Premier fondamental, tous les dépôts dans les institutions financières ne sont pas censés être garantis (protégés en cas de difficultés de l’institution). La nature sans risque des dépôts des particuliers jusqu’à une certaine limite (100 k€ en France par déposant et par établissement) est aujourd’hui assurée par l’État. Idéalement la garantie passe par un fonds de garantie des dépôts suffisamment solide ; à défaut elle provient d’un renflouement par l’État à condition que ce dernier soit solvable. Mais, en temps normal, les dépôts sont couverts par des prêts (la banque restreinte – narrow bank – est sous-­optimale). Notons aussi que les règles bâloises de supervision prudentielle insistent aujourd’hui et à juste titre sur le respect d’un montant minimal du passif des banques en fonds propres et en dettes représentant un passif cautionnable (bailinable liabilities). La garantie des dépôts s’applique malheureusement trop souvent à tous les déposants, qu’ils soient garantis ou non, comme on l’a encore vu récemment lors de la quasi­ faillite du Crédit Suisse.

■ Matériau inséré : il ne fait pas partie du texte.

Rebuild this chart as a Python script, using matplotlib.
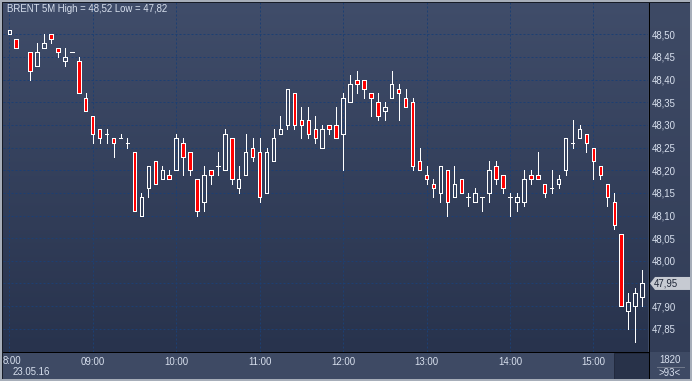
import numpy as np
import matplotlib.pyplot as plt
from matplotlib.patches import Rectangle, Polygon
from matplotlib.colors import LinearSegmentedColormap
import matplotlib.transforms as mtransforms

W, H = 692, 381

title = 'BRENT 5M High = 48,52 Low = 47,82'
date_label = '23.05.16'
hour_labels = ['8:00', '09:00', '10:00', '11:00', '12:00', '13:00', '14:00', '15:00']
price_ticks = [47.85, 47.90, 47.95, 48.00, 48.05, 48.10, 48.15, 48.20,
               48.25, 48.30, 48.35, 48.40, 48.45, 48.50]
bar_total = '1820'
bars_shown = '>93<'

nan = np.nan
opens = [48.50, 48.49, nan, 48.46, 48.43, 48.47, 48.50, 48.47, 48.44, 48.46,
         48.44, 48.36, 48.32, 48.29, 48.28, 48.27, 48.27, 48.26, 48.24, 48.10,
         48.16, 48.22, 48.18, 48.19, 48.20, 48.26, 48.24, 48.18, 48.13, 48.20,
         48.21, 48.20, 48.27, 48.16, 48.19, 48.25, 48.24, 48.15, 48.22, 48.28,
         48.30, 48.37, 48.31, 48.31, 48.29, 48.25, 48.30, 48.30, 48.28, 48.35,
         48.40, 48.40, 48.37, 48.35, 48.33, 48.36, 48.38, 48.36, 48.35, 48.22,
         48.19, 48.17, 48.15, 48.20, 48.14, 48.18, 48.14, 48.13, 48.14, 48.15,
         48.21, 48.19, 48.14, 48.13, 48.13, 48.19, 48.19, 48.17, 48.16, 48.17,
         48.20, 48.26, 48.27, 48.28, 48.25, 48.21, 48.17, 48.13, 48.06, 47.89,
         47.90, 47.92]
highs = [48.51, 48.49, nan, 48.46, 48.48, 48.50, 48.50, 48.47, 48.47, 48.46,
         48.45, 48.37, 48.32, 48.29, 48.29, 48.27, 48.28, 48.27, 48.24, 48.15,
         48.21, 48.22, 48.21, 48.20, 48.28, 48.27, 48.24, 48.18, 48.21, 48.20,
         48.24, 48.29, 48.27, 48.21, 48.28, 48.27, 48.27, 48.25, 48.29, 48.32,
         48.38, 48.37, 48.34, 48.34, 48.32, 48.30, 48.30, 48.34, 48.37, 48.41,
         48.42, 48.40, 48.37, 48.37, 48.35, 48.42, 48.39, 48.38, 48.36, 48.25,
         48.21, 48.18, 48.21, 48.20, 48.21, 48.18, 48.15, 48.16, 48.14, 48.22,
         48.22, 48.19, 48.15, 48.15, 48.20, 48.20, 48.24, 48.17, 48.20, 48.19,
         48.27, 48.31, 48.30, 48.28, 48.25, 48.21, 48.17, 48.15, 48.06, 47.93,
         47.94, 47.98]
lows = [48.50, 48.47, nan, 48.40, 48.43, 48.47, 48.48, 48.45, 48.43, 48.46,
        48.37, 48.33, 48.26, 48.26, 48.26, 48.23, 48.27, 48.25, 48.11, 48.10,
        48.14, 48.17, 48.18, 48.18, 48.20, 48.19, 48.19, 48.10, 48.11, 48.17,
        48.19, 48.20, 48.17, 48.15, 48.19, 48.22, 48.13, 48.15, 48.22, 48.28,
        48.29, 48.29, 48.27, 48.27, 48.26, 48.25, 48.28, 48.27, 48.20, 48.35,
        48.37, 48.36, 48.32, 48.31, 48.31, 48.36, 48.31, 48.34, 48.20, 48.20,
        48.17, 48.14, 48.13, 48.10, 48.14, 48.15, 48.12, 48.13, 48.11, 48.13,
        48.17, 48.15, 48.10, 48.11, 48.12, 48.17, 48.18, 48.14, 48.15, 48.16,
        48.19, 48.25, 48.27, 48.24, 48.18, 48.18, 48.12, 48.07, 47.90, 47.85,
        47.82, 47.90]
closes = [48.51, 48.47, nan, 48.42, 48.46, 48.48, 48.49, 48.46, 48.45, 48.46,
          48.37, 48.33, 48.28, 48.27, 48.28, 48.26, 48.27, 48.26, 48.11, 48.14,
          48.21, 48.17, 48.20, 48.18, 48.27, 48.23, 48.20, 48.11, 48.19, 48.19,
          48.21, 48.28, 48.18, 48.18, 48.24, 48.23, 48.14, 48.24, 48.27, 48.29,
          48.38, 48.30, 48.30, 48.28, 48.27, 48.29, 48.29, 48.27, 48.36, 48.39,
          48.39, 48.38, 48.36, 48.32, 48.34, 48.39, 48.37, 48.34, 48.21, 48.20,
          48.18, 48.16, 48.21, 48.13, 48.17, 48.15, 48.14, 48.15, 48.14, 48.20,
          48.18, 48.16, 48.14, 48.14, 48.18, 48.18, 48.18, 48.15, 48.16, 48.18,
          48.27, 48.26, 48.29, 48.26, 48.22, 48.19, 48.14, 48.08, 47.90, 47.91,
          47.93, 47.95]

o = np.array(opens)
h = np.array(highs)
l = np.array(lows)
c = np.array(closes)
x = np.arange(len(o))
top = np.maximum(o, c)
bot = np.minimum(o, c)
down = c < o

txt = '#d8e0ee'
fs = 6.9
px = 0.72  # one pixel in points
plt.rcParams['font.family'] = ['Liberation Sans', 'DejaVu Sans']
plt.rcParams['font.size'] = fs

fig = plt.figure(figsize=(W / 100, H / 100), dpi=100, facecolor='#3e4a64')

# right price strip with its own gradient
side = fig.add_axes([650 / W, 1 - 352 / H, 40 / W, 352 / H])
side.imshow(np.linspace(0, 1, 256).reshape(-1, 1), aspect='auto', extent=[0, 1, 0, 1],
            cmap=LinearSegmentedColormap.from_list('s', ['#3e4a65', '#323d57']))
side.set_axis_off()

ax = fig.add_axes([3 / W, 1 - 352 / H, 645 / W, 352 / H])
ax.imshow(np.linspace(0, 1, 256).reshape(-1, 1), aspect='auto', extent=[0, 1, 0, 1],
          transform=ax.transAxes, zorder=0,
          cmap=LinearSegmentedColormap.from_list('bg', ['#404d6a', '#28334d']))

# wicks above and below the body
ax.vlines(x, top, h, colors='white', lw=px, antialiased=False, zorder=3)
ax.vlines(x, l, bot, colors='white', lw=px, antialiased=False, zorder=3)
faces = ['#ff0000' if d else 'none' for d in down]
ax.bar(x, top - bot, bottom=bot, width=0.5, color=faces, edgecolor='white',
       linewidth=px, antialiased=False, zorder=4)

last = c[-1]
hour_pos = np.arange(len(hour_labels)) * 12
ax.set_xticks(hour_pos, [''] + hour_labels[1:])
ax.set_yticks(price_ticks, ['' if abs(v - last) < 1e-9 else f'{v:.2f}'.replace('.', ',')
                            for v in price_ticks])
ax.yaxis.tick_right()
ax.tick_params(length=0, colors=txt, labelsize=fs)
ax.tick_params(axis='y', pad=2.8)
ax.tick_params(axis='x', pad=3.5)
ax.grid(True, color='#1d3f72', lw=px, linestyle=(0, (2, 2)))
for s in ax.spines.values():
    s.set_visible(False)
ax.set_xlim(-0.9, 91.85)
ax.set_ylim(47.7987, 48.5757)

ax.text(4 / 645, 1 - 8.5 / 352, title, transform=ax.transAxes, color=txt,
        ha='left', va='center', fontsize=fs)

fig.text(3 / W, 1 - 361 / H, hour_labels[0], color=txt, ha='left', va='center', fontsize=fs)
fig.text(13 / W, 1 - 372 / H, date_label, color=txt, ha='left', va='center', fontsize=fs)

# last price tag on the right strip
bt = mtransforms.blended_transform_factory(fig.transFigure, ax.transData)
dy = 6.5 / 453
tag = Polygon([(650 / W, last), (655 / W, last + dy), (690 / W, last + dy),
               (690 / W, last - dy), (655 / W, last - dy)], closed=True,
              transform=bt, facecolor='#c6cad2', edgecolor='none', clip_on=False, zorder=5)
fig.add_artist(tag)
fig.text(654 / W, last, f'{last:.2f}'.replace('.', ','), transform=bt, color='#1c2436',
         ha='left', va='center', fontsize=fs, zorder=6)

# scroll box, counters and frame lines
fig.add_artist(Rectangle((614 / W, 2 / H), 35 / W, 26 / H, transform=fig.transFigure,
                         facecolor='#283249', edgecolor='#222a3e', lw=px))
fig.text(670 / W, 1 - 360 / H, bar_total, color=txt, ha='center', va='center', fontsize=fs)
fig.add_artist(plt.Line2D([657 / W, 684 / W], [1 - 366.5 / H] * 2, color='#6f788a', lw=px))
fig.text(670 / W, 1 - 373 / H, bars_shown, color=txt, ha='center', va='center', fontsize=fs)

fig.add_artist(Rectangle((3 / W, 1 - 353 / H), 646 / W, 1 / H, transform=fig.transFigure,
                         color='black', lw=0))
fig.add_artist(Rectangle((648.5 / W, 0), 1.2 / W, 1, transform=fig.transFigure,
                         color='black', lw=0))
fig.add_artist(Rectangle((0, 0), 2 / W, 1, transform=fig.transFigure, color='#a7aeb9', lw=0))
fig.add_artist(Rectangle((2 / W, 0), 1 / W, 1 - 2 / H, transform=fig.transFigure,
                         color='#161b26', lw=0))
fig.add_artist(Rectangle((2 / W, 1 - 3 / H), 688 / W, 1 / H, transform=fig.transFigure,
                         color='#161b26', lw=0))
fig.add_artist(Rectangle((0, 1 - 2 / H), 1, 2 / H, transform=fig.transFigure,
                         color='#a7aeb9', lw=0))
fig.add_artist(Rectangle((0, 0), 1, 2 / H, transform=fig.transFigure, color='#a7aeb9', lw=0))
fig.add_artist(Rectangle((690 / W, 0), 2 / W, 1, transform=fig.transFigure, color='#a7aeb9', lw=0))

fig.savefig('out.png', dpi=100, facecolor=fig.get_facecolor())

Second fondamental, tous les dépôts dans les institutions financières ne sont pas censés être à vue. Si la fonction de transformation des banques peut être schématisée par la caractérisation que les banques en moyenne acceptent les dépôts à vue et prêtent à long terme, il est normal que les banques aient une partie de leur passif en titres qui ne sont exigibles qu’à terme (et compensent les investisseurs pour cette concession). Cela limite en partie leur risque d’illiquidité.

Que faire ?

Un large accès aux CBDC augmenterait considérablement la taille des dépôts sûrs et exigibles à vue. Est­ce souhaitable ? N’oublions pas que, si une partie importante du passif des banques était transférée à la banque centrale, le gouvernement serait dans l’obligation d’accorder des prêts pour compenser les prêts bancaires disparus. Or l’État n’a en général pas l’expertise nécessaire pour accorder des prêts ; il peut aussi faire du favoritisme à des fins politiques dans l’octroi de ces prêts ; et enfin il peut être trop indulgent avec les emprunteurs insolvables (phénomène de la « contrainte budgétaire molle »). Une approche plus conservatrice serait de limiter le montant par habitant qui peut être détenu dans les CBDC. Les CBDC seraient de facto les nouveaux dépôts assurés des particuliers et payeraient la cotisation d’assurance­ dépôt. L’intérêt des CBDC serait alors une facilité accrue d’utilisation et des coûts de transaction faibles pour les ménages.